- [SOURCE DATA]
++++++++
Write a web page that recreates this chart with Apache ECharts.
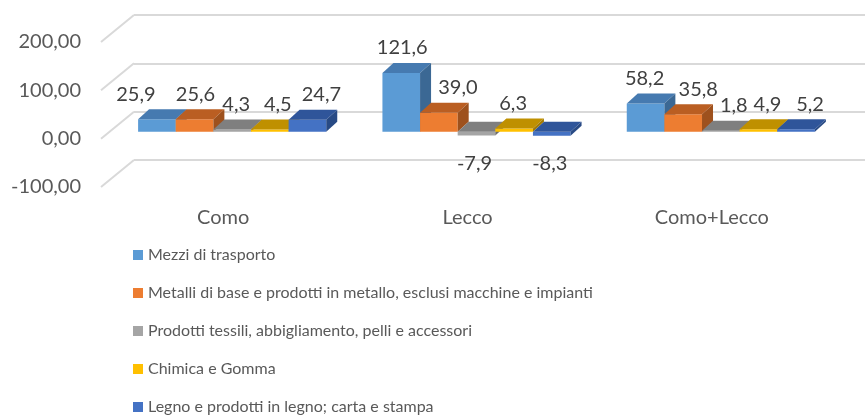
<!DOCTYPE html>
<html>
<head>
<meta charset="utf-8">
<script src="https://cdn.jsdelivr.net/npm/echarts@6/dist/echarts.min.js"></script>
<style>
  html, body { margin: 0; padding: 0; background: #fff; }
  #main { width: 865px; height: 416px; }
</style>
</head>
<body>
<div id="main"></div>
<script>
// dati
const categories = ['Como', 'Lecco', 'Como+Lecco'];
const seriesNames = [
  'Mezzi di trasporto',
  'Metalli di base e prodotti in metallo, esclusi macchine e impianti',
  'Prodotti tessili, abbigliamento, pelli e accessori',
  'Chimica e Gomma',
  'Legno e prodotti in legno; carta e stampa'
];
const mezzi = [25.9, 121.6, 58.2];
const metalli = [25.6, 39.0, 35.8];
const tessili = [4.3, -7.9, 1.8];
const chimica = [4.5, 6.3, 4.9];
const legno = [24.7, -8.3, 5.2];
const yTicks = [-100, 0, 100, 200];

const seriesValues = [mezzi, metalli, tessili, chimica, legno];

// colori facce: fronte, sopra, lato
const frontColors = ['#5B9BD5', '#ED7D31', '#A5A5A5', '#FFC000', '#4472C4'];
const topColors = ['#467AB0', '#BA5E22', '#7F7F7F', '#BF9000', '#2F559A'];
const sideColors = ['#3B6894', '#9E511D', '#6E6E6E', '#A37A00', '#284A85'];

// spostamento orizzontale etichette (come le mette Excel per evitare sovrapposizioni)
const labelDx = [
  [-21, 1, -1],
  [1, 19, 15],
  [4, -2, 13],
  [8, -1, 9],
  [14, -2, 14]
];

const fontFam = 'Lato, "Liberation Sans", sans-serif';
const depthX = 11, depthY = -10;   // profondità barra
const shiftX = 9, shiftY = -7;     // barre a metà profondità
const wallX = 33, wallY = -27;     // parete di fondo

const fmt1 = v => v.toFixed(1).replace('.', ',');
const fmt2 = v => v.toFixed(2).replace('.', ',');

let myChart = echarts.init(document.getElementById('main'));

function barRender(idx) {
  return function (params, api) {
    const cat = api.value(0);
    const val = api.value(1);
    const p0 = api.coord([cat, 0]);
    const p1 = api.coord([cat, val]);
    const w = api.size([1, 0])[0] * 0.154;
    const cx = p0[0] + (idx - 2) * w + shiftX;
    const x0 = cx - w / 2, x1 = cx + w / 2;
    const yTop = Math.min(p0[1], p1[1]) + shiftY;
    const yBot = Math.max(p0[1], p1[1]) + shiftY;
    const front = {
      type: 'rect',
      shape: { x: x0, y: yTop, width: w, height: Math.max(yBot - yTop, 0.5) },
      style: { fill: frontColors[idx] }
    };
    const top = {
      type: 'polygon',
      shape: { points: [[x0, yTop], [x0 + depthX, yTop + depthY], [x1 + depthX, yTop + depthY], [x1, yTop]] },
      style: { fill: topColors[idx] }
    };
    const side = {
      type: 'polygon',
      shape: { points: [[x1, yTop], [x1 + depthX, yTop + depthY], [x1 + depthX, yBot + depthY], [x1, yBot]] },
      style: { fill: sideColors[idx] }
    };
    const label = {
      type: 'text',
      x: cx + labelDx[idx][cat],
      y: val >= 0 ? yTop - 25 : yBot + 28,
      style: {
        text: fmt1(val),
        fill: '#404040',
        font: '20px ' + fontFam,
        align: 'center',
        verticalAlign: 'middle'
      },
      z2: 100
    };
    return { type: 'group', children: [front, top, side, label] };
  };
}

const barSeries = seriesValues.map((vals, i) => ({
  name: seriesNames[i],
  type: 'custom',
  xAxisIndex: 0,
  yAxisIndex: 0,
  itemStyle: { color: frontColors[i] },
  renderItem: barRender(i),
  data: vals.map((v, c) => [c, v]),
  z: 10
}));

// linee diagonali della parete sinistra
const diagSeries = {
  type: 'custom',
  xAxisIndex: 0,
  yAxisIndex: 0,
  silent: true,
  renderItem: (params, api) => {
    const cs = params.coordSys;
    const y = api.coord([0, api.value(0)])[1];
    return {
      type: 'line',
      shape: { x1: cs.x, y1: y, x2: cs.x + wallX, y2: y + wallY },
      style: { stroke: '#D9D9D9', lineWidth: 2 }
    };
  },
  data: yTicks.map(v => [v]),
  encode: { y: 0 },
  z: 1
};

myChart.setOption({
  animation: false,
  grid: [
    { left: 101, right: 31, top: 42, bottom: 229 },
    { left: 101 + wallX, right: 0, top: 42 + wallY, bottom: 229 - wallY }
  ],
  xAxis: [{
    type: 'category',
    gridIndex: 0,
    data: categories,
    axisLine: { show: false, onZero: false },
    axisTick: { show: false },
    splitLine: { show: false },
    axisLabel: { color: '#595959', fontSize: 20, fontFamily: fontFam, margin: 21 }
  }, {
    type: 'value',
    gridIndex: 1,
    show: false
  }],
  yAxis: [{
    type: 'value',
    gridIndex: 0,
    min: -100,
    max: 200,
    interval: 100,
    axisLine: { show: false },
    axisTick: { show: false },
    splitLine: { show: false },
    axisLabel: { color: '#595959', fontSize: 20, fontFamily: fontFam, margin: 20, formatter: fmt2 }
  }, {
    type: 'value',
    gridIndex: 1,
    min: -100,
    max: 200,
    interval: 100,
    axisLine: { show: false },
    axisTick: { show: false },
    axisLabel: { show: false },
    splitLine: { lineStyle: { color: '#D9D9D9', width: 2 } }
  }],
  legend: {
    data: seriesNames,
    orient: 'vertical',
    left: 128,
    top: 240,
    height: 200,
    itemWidth: 10,
    itemHeight: 10,
    itemGap: 18,
    icon: 'rect',
    textStyle: { color: '#595959', fontSize: 16, fontFamily: fontFam, lineHeight: 20 }
  },
  series: [diagSeries].concat(barSeries)
});

window.addEventListener('resize', () => myChart.resize());
</script>
</body>
</html>
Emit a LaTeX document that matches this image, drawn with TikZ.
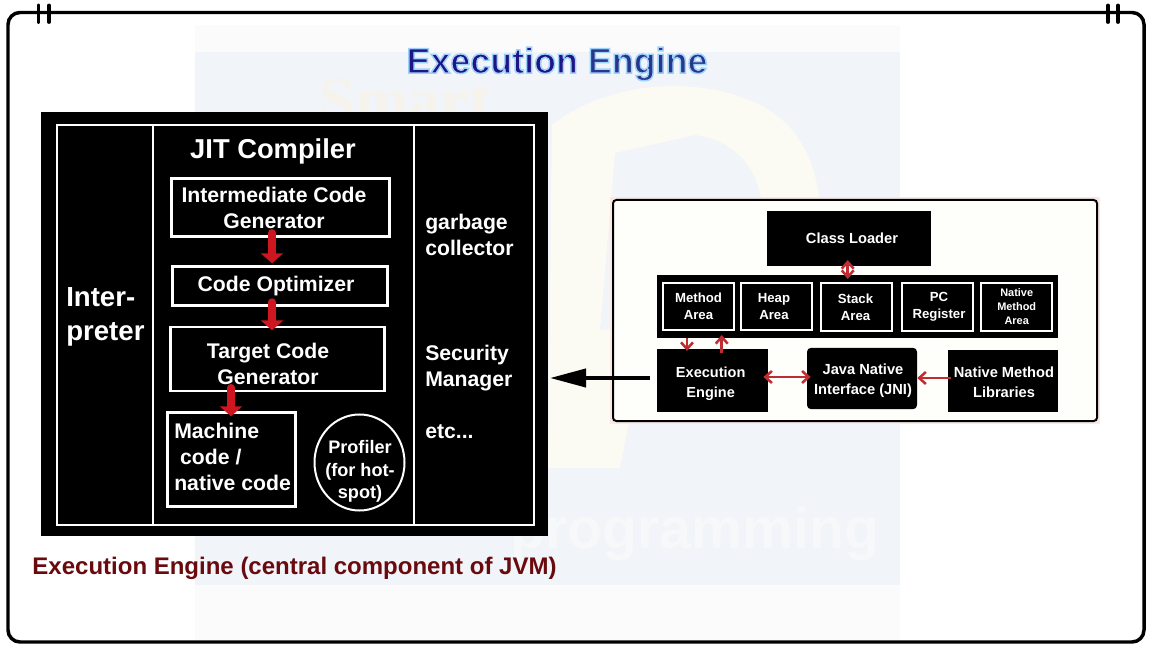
\documentclass[tikz,border=0pt]{standalone}
\usepackage{fontspec}
\setmainfont{Liberation Sans}
\newfontfamily\wmserif{Liberation Serif}
\usetikzlibrary{arrows.meta,shapes.geometric}
\definecolor{wmfaint}{RGB}{251,251,252}
\definecolor{wmblue}{RGB}{241,244,249}
\definecolor{wmgold}{RGB}{252,251,243}
\definecolor{wmtext}{RGB}{247,248,250}
\definecolor{wmsmart}{RGB}{245,243,236}
\definecolor{halo}{RGB}{250,232,228}
\definecolor{panelbg}{RGB}{254,254,251}
\definecolor{redarrow}{RGB}{205,22,32}
\definecolor{thinred}{RGB}{190,45,50}
\definecolor{captionred}{RGB}{105,10,15}
\definecolor{titleblue}{RGB}{30,22,135}
\definecolor{titleblueb}{RGB}{40,55,140}
\newcommand{\glowtext}{\special{pdf:code 2 Tr 1.1 w 0.62 0.82 0.98 RG}}
\tikzset{
  x=0.75pt,y=-0.75pt,
  blk/.style={fill=black,draw=none,inner sep=0pt,anchor=center},
  wbox/.style={draw=white,line width=2.1pt,fill=black,inner sep=0pt,anchor=center},
  lbl/.style={text=white,font=\bfseries\fontsize{15.9}{19.5}\selectfont,align=center,inner sep=0pt,anchor=center},
  lbll/.style={lbl,align=left,anchor=west},
  mem/.style={wbox,line width=1.5pt,minimum width=53.25pt,minimum height=35.6pt},
  memt/.style={lbl,font=\bfseries\fontsize{9.9}{12.6}\selectfont},
  sidet/.style={lbl,font=\bfseries\fontsize{11}{15}\selectfont},
  fat/.style={-{Triangle[length=7.5pt,width=16.5pt]},line width=5.6pt,draw=redarrow,color=redarrow,line cap=round},
  thin/.style={-{Straight Barb[length=5pt,width=9pt]},line width=1.9pt,draw=thinred,color=thinred},
  thinb/.style={{Straight Barb[length=5pt,width=9pt]}-{Straight Barb[length=5pt,width=9pt]},line width=1.9pt,draw=thinred,color=thinred},
}
\begin{document}
\begin{tikzpicture}
\useasboundingbox (0,0) rectangle (1152,648);
\fill[white] (0,0) rectangle (1152,648);
% watermark
\fill[wmfaint] (195,25) rectangle (900,640);
\fill[wmblue] (195,52) rectangle (900,585);
\fill[wmgold,even odd rule] (548,468) -- (552,125) .. controls (610,80) and (700,75) .. (760,105) .. controls (810,130) and (830,190) .. (815,260) .. controls (800,320) and (740,360) .. (640,365) -- (620,468) -- cycle
  (615,153) -- (695,135) .. controls (740,140) and (770,180) .. (760,230) .. controls (750,280) and (700,320) .. (600,330) -- cycle;
\node[text=wmsmart,font=\wmserif\bfseries\fontsize{48}{48}\selectfont,anchor=base,inner sep=0pt] (wmsm) at (405,122) {Smart};
\node[text=wmtext,font=\bfseries\fontsize{43}{43}\selectfont,anchor=base,inner sep=0pt] (wmprog) at (695,548) {programming};
% frame
\draw[black,line width=2.6pt,rounded corners=9pt] (8,12.5) rectangle (1144,642);
\foreach \xx in {38.5,49,1108,1118} \draw[black,line width=2.9pt,line cap=round] (\xx,5.5) -- (\xx,22);
% title
\node[font=\bfseries\fontsize{26.9}{30}\selectfont,inner sep=0pt] (title) at (557,64) {\color{titleblue}\glowtext Execution \color{titleblueb}\glowtext Engine\special{pdf:code 0 Tr}};
% left panel
\fill[black] (41,112) rectangle (548,536);
\draw[white,line width=2.2pt] (57,125) rectangle (534,525);
\draw[white,line width=2.2pt] (153,125) -- (153,525) (414,125) -- (414,525);
\node[lbll,font=\bfseries\fontsize{20.7}{25}\selectfont] (interp) at (66,317) {Inter-\\preter};
\node[lbl,font=\bfseries\fontsize{20.5}{25}\selectfont] (jit) at (273,151) {JIT Compiler};
\node[wbox,minimum width=163.5pt,minimum height=44pt] (icg) at (280.5,207.5) {};
\node[lbl] (icgt) at (274,208) {Intermediate Code\\Generator};
\node[wbox,minimum width=161pt,minimum height=29pt] (opt) at (280,286) {};
\node[lbl] (optt) at (276,286) {Code Optimizer};
\node[wbox,minimum width=161pt,minimum height=48pt] (tcg) at (277.5,359) {};
\node[lbl] (tcgt) at (268,364) {Target Code\\Generator};
\node[wbox,minimum width=96pt,minimum height=70.5pt] (mc) at (231.5,459.5) {};
\node[lbll] (mct) at (174,457) {Machine\\\ code /\\native code};
\node[ellipse,draw=white,line width=1.5pt,fill=black,minimum width=67.5pt,minimum height=72pt,inner sep=0pt] (prof) at (359.5,462.5) {};
\node[lbl,font=\bfseries\fontsize{13.6}{17}\selectfont] (proft) at (360,471.5) {Profiler\\(for hot-\\spot)};
\node[lbll] (gc) at (425,235) {garbage\\collector};
\node[lbll] (sm) at (425,368) {Security\\Manager};
\node[lbll] (etc) at (425,432) {etc...};
\draw[fat,shorten <=-4pt,shorten >=1.5pt] (icg.south -| 272,0) -- (opt.north -| 272,0);
\draw[fat,shorten <=-3.5pt,shorten >=-3.6pt] (opt.south -| 272,0) -- (tcg.north -| 272,0);
\draw[fat,shorten <=-3.5pt,shorten >=-3.9pt] (tcg.south -| 231,0) -- (mc.north -| 231,0);
% caption
\node[text=captionred,font=\bfseries\fontsize{18}{20}\selectfont,inner sep=0pt,anchor=base] (caption) at (294.5,574) {Execution Engine (central component of JVM)};
% right panel
\fill[halo] (610,197) rectangle (1100,424);
\fill[panelbg,rounded corners=2pt] (613,200) rectangle (1097,421);
\draw[black,line width=1.5pt,rounded corners=2.5pt] (613,200) rectangle (1097,421);
% black arrow
\coordinate (armstart) at (650,378);
\coordinate (armtip) at (550,378);
\draw[-{Triangle[length=27pt,width=13.5pt]},black,line width=3pt] (armstart) -- (armtip);
\node[blk,minimum width=123pt,minimum height=41pt] (cl) at (849,238.5) {};
\node[lbl,font=\bfseries\fontsize{11}{14}\selectfont] (clt) at (852,238) {Class Loader};
\node[blk,minimum width=300.5pt,minimum height=47pt] (band) at (857.75,306.5) {};
\node[mem] (ma) at (698,306.5) {};
\node[mem] (ha) at (776,306.5) {};
\node[mem] (sa) at (856.5,307) {};
\node[mem] (pc) at (937.5,307) {};
\node[mem] (nm) at (1016.5,307) {};
\node[memt] (mat) at (698.5,306) {Method\\Area};
\node[memt] (hat) at (774,306.5) {Heap\\Area};
\node[memt] (sat) at (855.5,307) {Stack\\Area};
\node[memt] (pct) at (939,307) {PC\\Register};
\node[memt,font=\bfseries\fontsize{8.2}{10.5}\selectfont] (nmt) at (1016.7,306.5) {Native\\Method\\Area};
\node[blk,minimum width=83pt,minimum height=47pt] (ee) at (712.75,380.5) {};
\node[sidet,font=\bfseries\fontsize{10.9}{15}\selectfont] (eet) at (710.7,383.5) {Execution\\Engine};
\node[blk,minimum width=82.5pt,minimum height=46pt,rounded corners=3pt] (jni) at (862,378.5) {};
\node[sidet] (jnit) at (863,381) {Java Native\\Interface (JNI)};
\node[blk,minimum width=82.5pt,minimum height=46.5pt] (nml) at (1003,381) {};
\node[sidet] (nmlt) at (1004,382) {Native Method\\Libraries};
\draw[thinb,shorten <=-4.5pt,shorten >=-3pt] (cl.south -| 847.7,0) -- (band.north -| 847.7,0);
\draw[thin,shorten >=-1.5pt] (band.south -| 687,0) -- (ee.north -| 687,0);
\draw[thin,shorten <=-2.8pt,shorten >=-2.25pt] (ee.north -| 721.7,0) -- (band.south -| 721.7,0);
\draw[thinb,shorten <=-3.75pt,shorten >=-2.9pt] (ee.east |- 0,377) -- (jni.west |- 0,377);
\draw[thin,shorten <=-2.2pt] (nml.west |- 0,378) -- (jni.east |- 0,378);
\end{tikzpicture}
\end{document}
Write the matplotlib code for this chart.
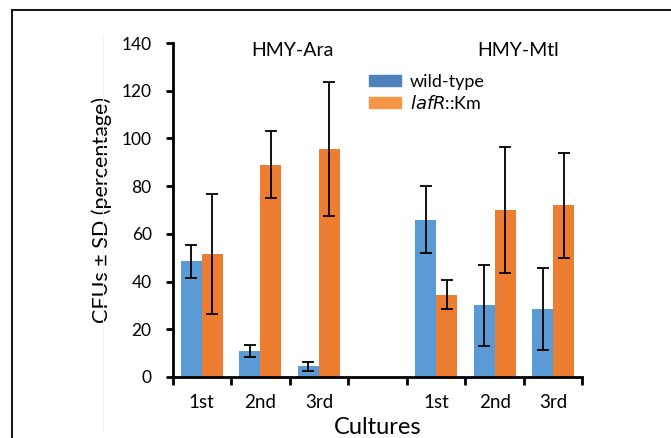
import numpy as np
import matplotlib
matplotlib.use('Agg')
import matplotlib.pyplot as plt
from matplotlib.patches import Patch
from matplotlib.lines import Line2D

plt.rcParams['font.family'] = ['Lato', 'DejaVu Sans']

# data
cultures = ['1st', '2nd', '3rd']
groups = ['HMY-Ara', 'HMY-Mtl']
ara_wt = [48.5, 11.0, 4.5]
ara_wt_sd = [7.0, 2.5, 1.8]
ara_laf = [51.5, 89.0, 95.5]
ara_laf_sd = [25.0, 14.0, 28.0]
mtl_wt = [66.0, 30.0, 28.5]
mtl_wt_sd = [14.0, 17.0, 17.0]
mtl_laf = [34.5, 70.0, 72.0]
mtl_laf_sd = [6.0, 26.5, 22.0]

blue = '#5B9BD5'
orange = '#ED7D31'

fig = plt.figure(figsize=(6.71, 4.38), dpi=100)
ax = fig.add_axes([0.2571, 0.1393, 0.6110, 0.7625])

pos_ara = np.arange(3)
pos_mtl = np.arange(3) + 4
w = 0.36
err_kw = dict(ecolor='black', elinewidth=1.3, capsize=4, capthick=1.3)

ax.bar(pos_ara - w / 2, ara_wt, w, yerr=ara_wt_sd, color=blue, error_kw=err_kw)
ax.bar(pos_ara + w / 2, ara_laf, w, yerr=ara_laf_sd, color=orange, error_kw=err_kw)
ax.bar(pos_mtl - w / 2, mtl_wt, w, yerr=mtl_wt_sd, color=blue, error_kw=err_kw)
ax.bar(pos_mtl + w / 2, mtl_laf, w, yerr=mtl_laf_sd, color=orange, error_kw=err_kw)

ax.set_xlim(-0.5, 6.5)
ax.set_ylim(0, 140)
ax.set_yticks(np.arange(0, 141, 20))
ax.set_xticks(np.arange(-0.5, 7, 1))
ax.set_xticklabels([])
ax.set_xticks(np.concatenate([pos_ara, pos_mtl]), minor=True)
ax.set_xticklabels(cultures + cultures, minor=True)
ax.tick_params(axis='x', which='major', length=6, width=2, direction='out')
ax.tick_params(axis='x', which='minor', length=0, pad=12, labelsize=13.5)
ax.tick_params(axis='y', length=5, width=2, direction='out', pad=10, labelsize=12.5)

for s in ['top', 'right']:
    ax.spines[s].set_visible(False)
for s in ['left', 'bottom']:
    ax.spines[s].set_linewidth(2)

ax.text(1.55, 137, groups[0], ha='center', va='center', fontsize=14)
ax.text(5.4, 137, groups[1], ha='center', va='center', fontsize=14)

handles = [Patch(color='#4F81BD', label='wild-type'),
           Patch(color='#F79646', label='$\\it{lafR}$::Km')]
ax.legend(handles=handles, loc='upper left', bbox_to_anchor=(0.44, 0.955),
          frameon=False, fontsize=13, handlelength=1.75, handleheight=0.55,
          labelspacing=0.22, handletextpad=0.5)

ax.set_ylabel('CFUs \u00b1 SD (percentage)', fontsize=15.5)
ax.yaxis.set_label_coords(-0.148, 0.5)
ax.set_xlabel('Cultures', fontsize=17)
ax.xaxis.set_label_coords(0.5, -0.12)

# outer frame lines
fig.add_artist(Line2D([12 / 671, 1], [1 - 10 / 438] * 2, color='black', lw=1.3))
fig.add_artist(Line2D([12 / 671] * 2, [0, 1 - 10 / 438], color='black', lw=1.3))
fig.add_artist(Line2D([103 / 671] * 2, [1 - 431 / 438, 1 - 35 / 438], color='#f0f0f0', lw=0.8))

fig.savefig('out.png', dpi=100)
++++++++
- [INSTRUCTION]
Exactly as they appear, print the lines of the listing above from its first line through the line that contains "const seriesValues = [mezzi, metalli, tessili, chimica, legno];", minus the pictures.

- [SOLUTION FOR THIS PROBLEM]
Write a web page that recreates this chart with Apache ECharts.
<!DOCTYPE html>
<html>
<head>
<meta charset="utf-8">
<script src="https://cdn.jsdelivr.net/npm/echarts@6/dist/echarts.min.js"></script>
<style>
  html, body { margin: 0; padding: 0; background: #fff; }
  #main { width: 865px; height: 416px; }
</style>
</head>
<body>
<div id="main"></div>
<script>
// dati
const categories = ['Como', 'Lecco', 'Como+Lecco'];
const seriesNames = [
  'Mezzi di trasporto',
  'Metalli di base e prodotti in metallo, esclusi macchine e impianti',
  'Prodotti tessili, abbigliamento, pelli e accessori',
  'Chimica e Gomma',
  'Legno e prodotti in legno; carta e stampa'
];
const mezzi = [25.9, 121.6, 58.2];
const metalli = [25.6, 39.0, 35.8];
const tessili = [4.3, -7.9, 1.8];
const chimica = [4.5, 6.3, 4.9];
const legno = [24.7, -8.3, 5.2];
const yTicks = [-100, 0, 100, 200];

const seriesValues = [mezzi, metalli, tessili, chimica, legno];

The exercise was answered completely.